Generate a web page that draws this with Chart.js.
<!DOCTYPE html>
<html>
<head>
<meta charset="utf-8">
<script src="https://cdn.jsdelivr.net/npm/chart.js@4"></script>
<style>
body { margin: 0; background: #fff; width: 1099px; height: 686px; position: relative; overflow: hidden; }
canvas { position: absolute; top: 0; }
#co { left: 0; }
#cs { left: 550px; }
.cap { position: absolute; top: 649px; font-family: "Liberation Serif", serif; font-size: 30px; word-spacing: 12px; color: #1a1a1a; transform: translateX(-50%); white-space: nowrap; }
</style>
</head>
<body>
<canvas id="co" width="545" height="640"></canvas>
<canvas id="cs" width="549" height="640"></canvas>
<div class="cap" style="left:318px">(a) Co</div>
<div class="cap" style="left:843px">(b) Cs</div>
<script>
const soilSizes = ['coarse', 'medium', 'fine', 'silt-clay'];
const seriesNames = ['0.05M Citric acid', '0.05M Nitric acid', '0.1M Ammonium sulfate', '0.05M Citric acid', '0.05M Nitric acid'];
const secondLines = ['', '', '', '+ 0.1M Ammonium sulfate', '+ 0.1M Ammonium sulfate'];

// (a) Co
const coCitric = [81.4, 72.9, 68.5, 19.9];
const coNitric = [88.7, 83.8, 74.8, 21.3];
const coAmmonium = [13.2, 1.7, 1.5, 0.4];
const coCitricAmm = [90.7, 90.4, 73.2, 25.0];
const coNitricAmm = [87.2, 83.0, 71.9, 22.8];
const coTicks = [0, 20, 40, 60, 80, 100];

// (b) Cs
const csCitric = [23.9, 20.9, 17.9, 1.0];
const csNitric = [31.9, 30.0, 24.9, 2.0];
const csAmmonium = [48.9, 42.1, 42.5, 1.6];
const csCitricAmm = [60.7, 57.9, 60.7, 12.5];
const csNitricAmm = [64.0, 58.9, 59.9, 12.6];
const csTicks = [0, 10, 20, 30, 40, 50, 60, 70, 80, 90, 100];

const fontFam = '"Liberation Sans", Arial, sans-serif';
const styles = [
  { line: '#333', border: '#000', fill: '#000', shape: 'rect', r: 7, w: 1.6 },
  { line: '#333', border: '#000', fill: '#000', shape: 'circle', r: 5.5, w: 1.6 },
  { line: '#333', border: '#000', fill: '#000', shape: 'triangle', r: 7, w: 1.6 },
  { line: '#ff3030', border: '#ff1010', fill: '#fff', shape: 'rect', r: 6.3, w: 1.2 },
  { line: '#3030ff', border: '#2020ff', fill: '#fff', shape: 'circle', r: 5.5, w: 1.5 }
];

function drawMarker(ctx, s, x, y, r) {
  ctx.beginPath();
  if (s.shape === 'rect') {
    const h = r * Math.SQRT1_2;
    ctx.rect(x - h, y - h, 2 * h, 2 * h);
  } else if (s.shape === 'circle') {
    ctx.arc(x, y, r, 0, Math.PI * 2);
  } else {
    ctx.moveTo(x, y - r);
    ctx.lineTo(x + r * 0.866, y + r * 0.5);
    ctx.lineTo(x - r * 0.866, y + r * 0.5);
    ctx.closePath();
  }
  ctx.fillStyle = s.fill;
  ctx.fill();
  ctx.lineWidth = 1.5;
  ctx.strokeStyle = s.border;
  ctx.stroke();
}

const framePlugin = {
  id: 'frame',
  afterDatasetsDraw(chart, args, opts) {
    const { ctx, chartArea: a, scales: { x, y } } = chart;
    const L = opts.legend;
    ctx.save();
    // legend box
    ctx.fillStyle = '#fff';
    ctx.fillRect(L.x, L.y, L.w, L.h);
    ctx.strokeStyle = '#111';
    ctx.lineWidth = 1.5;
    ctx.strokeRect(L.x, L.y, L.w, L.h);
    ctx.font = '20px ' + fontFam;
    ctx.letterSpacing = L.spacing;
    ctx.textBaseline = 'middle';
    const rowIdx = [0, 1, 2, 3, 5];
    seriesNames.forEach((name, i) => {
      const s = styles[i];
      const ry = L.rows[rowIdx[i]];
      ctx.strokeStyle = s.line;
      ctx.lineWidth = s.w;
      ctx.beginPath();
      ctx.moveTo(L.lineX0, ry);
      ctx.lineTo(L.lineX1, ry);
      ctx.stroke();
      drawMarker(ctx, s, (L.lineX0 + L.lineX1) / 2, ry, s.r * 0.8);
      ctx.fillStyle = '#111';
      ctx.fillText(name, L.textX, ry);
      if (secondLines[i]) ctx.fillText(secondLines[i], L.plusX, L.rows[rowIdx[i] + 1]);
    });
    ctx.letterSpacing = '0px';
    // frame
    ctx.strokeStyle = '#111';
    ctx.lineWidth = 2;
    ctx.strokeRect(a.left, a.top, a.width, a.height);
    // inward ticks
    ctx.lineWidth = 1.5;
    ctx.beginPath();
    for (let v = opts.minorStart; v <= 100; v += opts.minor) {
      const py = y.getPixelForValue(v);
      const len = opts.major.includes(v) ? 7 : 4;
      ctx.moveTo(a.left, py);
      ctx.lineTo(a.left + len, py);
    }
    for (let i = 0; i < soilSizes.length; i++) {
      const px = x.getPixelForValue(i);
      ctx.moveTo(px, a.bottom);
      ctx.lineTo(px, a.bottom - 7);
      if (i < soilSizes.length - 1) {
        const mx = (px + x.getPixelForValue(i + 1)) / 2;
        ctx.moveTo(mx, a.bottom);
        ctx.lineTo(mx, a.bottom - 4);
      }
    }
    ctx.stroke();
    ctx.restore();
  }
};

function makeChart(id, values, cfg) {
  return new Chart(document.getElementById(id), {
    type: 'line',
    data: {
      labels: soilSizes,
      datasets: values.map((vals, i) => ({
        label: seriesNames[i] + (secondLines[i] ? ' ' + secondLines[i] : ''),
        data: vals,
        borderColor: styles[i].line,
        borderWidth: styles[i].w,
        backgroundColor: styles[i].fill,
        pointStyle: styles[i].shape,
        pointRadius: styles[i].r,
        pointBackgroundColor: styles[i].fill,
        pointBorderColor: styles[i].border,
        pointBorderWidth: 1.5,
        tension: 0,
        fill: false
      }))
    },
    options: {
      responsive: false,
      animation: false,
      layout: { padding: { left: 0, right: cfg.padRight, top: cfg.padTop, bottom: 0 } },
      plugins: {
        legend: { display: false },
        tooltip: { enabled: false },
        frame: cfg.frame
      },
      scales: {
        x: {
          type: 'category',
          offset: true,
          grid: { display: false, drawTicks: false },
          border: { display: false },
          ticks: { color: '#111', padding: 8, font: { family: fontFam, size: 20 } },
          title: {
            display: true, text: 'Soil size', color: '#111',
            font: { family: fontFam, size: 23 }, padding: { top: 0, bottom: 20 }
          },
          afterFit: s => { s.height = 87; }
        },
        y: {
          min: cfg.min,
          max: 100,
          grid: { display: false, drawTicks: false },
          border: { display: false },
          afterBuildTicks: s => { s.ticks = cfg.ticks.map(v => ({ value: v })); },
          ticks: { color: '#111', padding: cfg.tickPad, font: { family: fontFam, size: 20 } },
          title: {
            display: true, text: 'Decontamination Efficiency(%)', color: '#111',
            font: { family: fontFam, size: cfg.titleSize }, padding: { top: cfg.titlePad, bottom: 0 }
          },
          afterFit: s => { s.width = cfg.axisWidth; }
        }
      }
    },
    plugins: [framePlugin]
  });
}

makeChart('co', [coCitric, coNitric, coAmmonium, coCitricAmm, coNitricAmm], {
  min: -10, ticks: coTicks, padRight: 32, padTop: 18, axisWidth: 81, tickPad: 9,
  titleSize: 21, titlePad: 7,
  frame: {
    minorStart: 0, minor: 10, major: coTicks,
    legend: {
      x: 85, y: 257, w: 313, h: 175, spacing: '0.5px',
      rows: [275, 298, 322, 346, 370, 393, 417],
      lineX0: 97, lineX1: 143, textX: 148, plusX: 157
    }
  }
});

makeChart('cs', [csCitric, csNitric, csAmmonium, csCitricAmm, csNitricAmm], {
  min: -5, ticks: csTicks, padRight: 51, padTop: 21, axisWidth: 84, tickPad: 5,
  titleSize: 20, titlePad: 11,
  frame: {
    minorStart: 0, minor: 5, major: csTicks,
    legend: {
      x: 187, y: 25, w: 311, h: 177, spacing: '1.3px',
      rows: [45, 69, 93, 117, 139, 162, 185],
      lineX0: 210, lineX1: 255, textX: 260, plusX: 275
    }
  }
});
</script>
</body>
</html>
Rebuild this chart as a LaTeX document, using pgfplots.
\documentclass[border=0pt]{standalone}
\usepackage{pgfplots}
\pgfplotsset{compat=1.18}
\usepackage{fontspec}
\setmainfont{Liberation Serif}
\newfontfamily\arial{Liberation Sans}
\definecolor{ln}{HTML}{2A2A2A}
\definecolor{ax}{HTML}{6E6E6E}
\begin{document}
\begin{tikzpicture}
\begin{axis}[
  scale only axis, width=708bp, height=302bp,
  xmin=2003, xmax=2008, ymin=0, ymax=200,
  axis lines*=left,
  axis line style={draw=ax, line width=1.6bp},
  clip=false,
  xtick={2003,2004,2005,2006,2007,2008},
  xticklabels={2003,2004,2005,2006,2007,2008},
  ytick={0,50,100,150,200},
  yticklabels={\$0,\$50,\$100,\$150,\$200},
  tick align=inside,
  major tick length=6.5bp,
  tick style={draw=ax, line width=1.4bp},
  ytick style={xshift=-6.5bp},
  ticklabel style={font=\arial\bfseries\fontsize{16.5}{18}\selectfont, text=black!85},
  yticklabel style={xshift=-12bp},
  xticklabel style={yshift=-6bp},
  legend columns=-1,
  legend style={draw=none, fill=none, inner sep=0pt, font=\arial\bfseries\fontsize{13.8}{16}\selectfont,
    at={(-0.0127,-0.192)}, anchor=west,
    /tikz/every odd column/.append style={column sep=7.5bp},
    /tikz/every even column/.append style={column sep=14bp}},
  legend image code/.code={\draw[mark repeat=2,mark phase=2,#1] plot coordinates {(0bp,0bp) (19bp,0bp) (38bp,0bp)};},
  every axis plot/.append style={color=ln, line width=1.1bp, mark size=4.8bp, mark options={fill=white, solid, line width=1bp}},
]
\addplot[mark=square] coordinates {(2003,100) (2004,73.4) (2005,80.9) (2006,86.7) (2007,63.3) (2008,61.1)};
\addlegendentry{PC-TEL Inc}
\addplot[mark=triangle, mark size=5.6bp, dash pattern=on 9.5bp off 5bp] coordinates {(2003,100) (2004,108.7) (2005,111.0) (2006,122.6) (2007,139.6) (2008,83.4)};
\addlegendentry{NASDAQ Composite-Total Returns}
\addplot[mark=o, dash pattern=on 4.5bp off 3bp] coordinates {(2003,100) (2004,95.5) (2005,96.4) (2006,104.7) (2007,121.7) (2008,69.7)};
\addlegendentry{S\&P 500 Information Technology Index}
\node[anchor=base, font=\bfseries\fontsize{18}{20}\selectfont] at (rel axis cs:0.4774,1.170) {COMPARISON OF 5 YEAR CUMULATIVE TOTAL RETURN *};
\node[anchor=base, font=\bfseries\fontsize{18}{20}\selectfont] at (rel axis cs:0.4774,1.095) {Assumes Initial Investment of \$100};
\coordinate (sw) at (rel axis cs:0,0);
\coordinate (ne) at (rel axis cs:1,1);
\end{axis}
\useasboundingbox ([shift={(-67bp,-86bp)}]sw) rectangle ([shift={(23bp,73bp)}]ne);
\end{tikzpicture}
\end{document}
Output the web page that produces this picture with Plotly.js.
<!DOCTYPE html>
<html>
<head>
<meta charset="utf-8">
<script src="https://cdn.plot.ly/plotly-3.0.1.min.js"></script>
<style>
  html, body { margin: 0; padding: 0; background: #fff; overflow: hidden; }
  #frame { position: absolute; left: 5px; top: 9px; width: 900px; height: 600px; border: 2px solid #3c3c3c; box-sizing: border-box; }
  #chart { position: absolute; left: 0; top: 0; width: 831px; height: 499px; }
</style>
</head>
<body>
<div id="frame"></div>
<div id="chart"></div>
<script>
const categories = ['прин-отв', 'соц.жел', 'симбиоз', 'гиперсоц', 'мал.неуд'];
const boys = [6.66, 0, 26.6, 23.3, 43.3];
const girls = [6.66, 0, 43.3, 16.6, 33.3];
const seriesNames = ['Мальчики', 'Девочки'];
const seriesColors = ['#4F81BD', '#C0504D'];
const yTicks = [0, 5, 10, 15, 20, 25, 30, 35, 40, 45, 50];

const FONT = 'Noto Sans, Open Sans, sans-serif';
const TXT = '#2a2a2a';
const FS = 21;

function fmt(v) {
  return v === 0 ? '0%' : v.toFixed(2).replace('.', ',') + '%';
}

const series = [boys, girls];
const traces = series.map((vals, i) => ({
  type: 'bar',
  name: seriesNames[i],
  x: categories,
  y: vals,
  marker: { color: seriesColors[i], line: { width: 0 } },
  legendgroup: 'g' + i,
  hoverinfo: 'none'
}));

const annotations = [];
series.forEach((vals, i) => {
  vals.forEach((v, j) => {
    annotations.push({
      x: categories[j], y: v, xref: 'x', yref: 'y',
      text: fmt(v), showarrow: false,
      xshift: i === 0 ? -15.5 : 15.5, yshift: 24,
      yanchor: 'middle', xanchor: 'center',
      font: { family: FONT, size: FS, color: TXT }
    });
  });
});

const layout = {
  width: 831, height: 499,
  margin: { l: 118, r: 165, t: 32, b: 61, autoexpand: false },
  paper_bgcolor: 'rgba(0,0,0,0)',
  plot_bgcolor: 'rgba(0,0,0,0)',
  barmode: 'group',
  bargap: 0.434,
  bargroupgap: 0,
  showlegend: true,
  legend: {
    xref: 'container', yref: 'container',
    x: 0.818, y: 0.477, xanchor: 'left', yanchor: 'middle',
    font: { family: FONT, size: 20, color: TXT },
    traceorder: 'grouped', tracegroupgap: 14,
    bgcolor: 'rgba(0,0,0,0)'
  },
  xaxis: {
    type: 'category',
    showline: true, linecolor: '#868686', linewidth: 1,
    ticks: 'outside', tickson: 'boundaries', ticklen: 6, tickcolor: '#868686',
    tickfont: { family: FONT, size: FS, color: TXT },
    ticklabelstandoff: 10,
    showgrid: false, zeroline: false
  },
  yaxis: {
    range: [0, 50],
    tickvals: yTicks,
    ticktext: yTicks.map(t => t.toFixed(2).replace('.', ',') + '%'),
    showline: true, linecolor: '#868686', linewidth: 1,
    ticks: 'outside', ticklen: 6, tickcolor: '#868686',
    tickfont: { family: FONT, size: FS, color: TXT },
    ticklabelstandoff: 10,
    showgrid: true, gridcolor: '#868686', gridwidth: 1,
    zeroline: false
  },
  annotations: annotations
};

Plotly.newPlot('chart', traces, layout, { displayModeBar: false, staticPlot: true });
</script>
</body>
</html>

What is expected
From the data above, copy out every line with the string "that" in it.

Task response
Generate a web page that draws this with Chart.js.
Output the web page that produces this picture with Plotly.js.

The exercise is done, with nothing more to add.